Come arrivare ai negoziati di pace
Su quanto sostenuto finora dalla presidente del Consiglio Giorgia Meloni, secondo cui per aprire i negoziati è necessaria una sostanziale parità delle forze in campo a livello militare, Ciani commenta: "Questo è abbastanza improponibile, è evidente che c'è una sproporzione di forze militari in campo. E su questo c'è anche un po' di ipocrisia da parte dell'Occidente. Quando dal primo giorno del conflitto Volodymyr Zelensky ha iniziato a chiedere la No Fly Zone, la Nato e l'Occidente non sono intervenuti, perché è evidente che non vogliono un'escalation. Allora non ha senso fornire armi per arrivare alla vittoria militare, è chiaro che è una contraddizione".
E ancora: "Bisogna trovare nuove strade per aprire i negoziati e anche piccole brecce per poter arrivare a trattare per un cessate il fuoco. I modi sprezzanti con cui sono stati trattati i tentativi in Bielorussia, in Turchia, così come le umiliazioni che ha subito Papa Francesco da parte della Russia quando ha parlato di trattative e di pace, non devono farci desistere. Anzi, devono farci impegnare maggiormente per trovare nuove strade. Non dobbiamo rassegnarci al fatto che l'unica risposta possa essere una risposta militare a bassa intensità che continui per un tempo indefinito".
Una guerra iniziata nel 2014
Alla domanda su cosa sia mancato finora da parte dell'Unione europea, perché venga aperto un serio tavolo di negoziati, Ciani risponde: "Sta mancando un'azione politico-diplomatica che trovi strade nuove oltre a quella delle sanzioni e della condanna oggettiva ed evidente all'aggressore. Manca un'azione che coinvolga altri attori e che spinga la Russia ad accettare una trattativa".
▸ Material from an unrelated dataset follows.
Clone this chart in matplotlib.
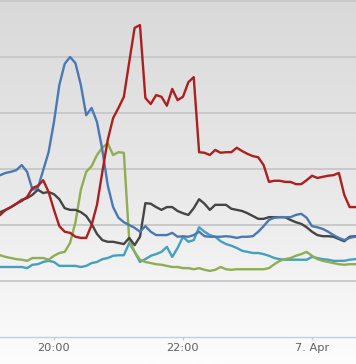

Per poi concludere ricordando che il conflitto tra Russia e Ucraina è in realtà iniziato nel 2014, con l'invasione della Crimea. "Tanti lo dimenticano, per tanti anni l'Occidente ha comunque continuato a parlare e a fare affari con Putin anche se aveva invaso militarmente la Crimea. Chi oggi dice che non si può parlare con un dittatore che ha invaso un Paese, si ricordi che tanti ci hanno parlato per anni dopo che già l'aveva fatto. Bisogna avere il coraggio di trovare nuove strade, quella dello scontro armato non è una soluzione".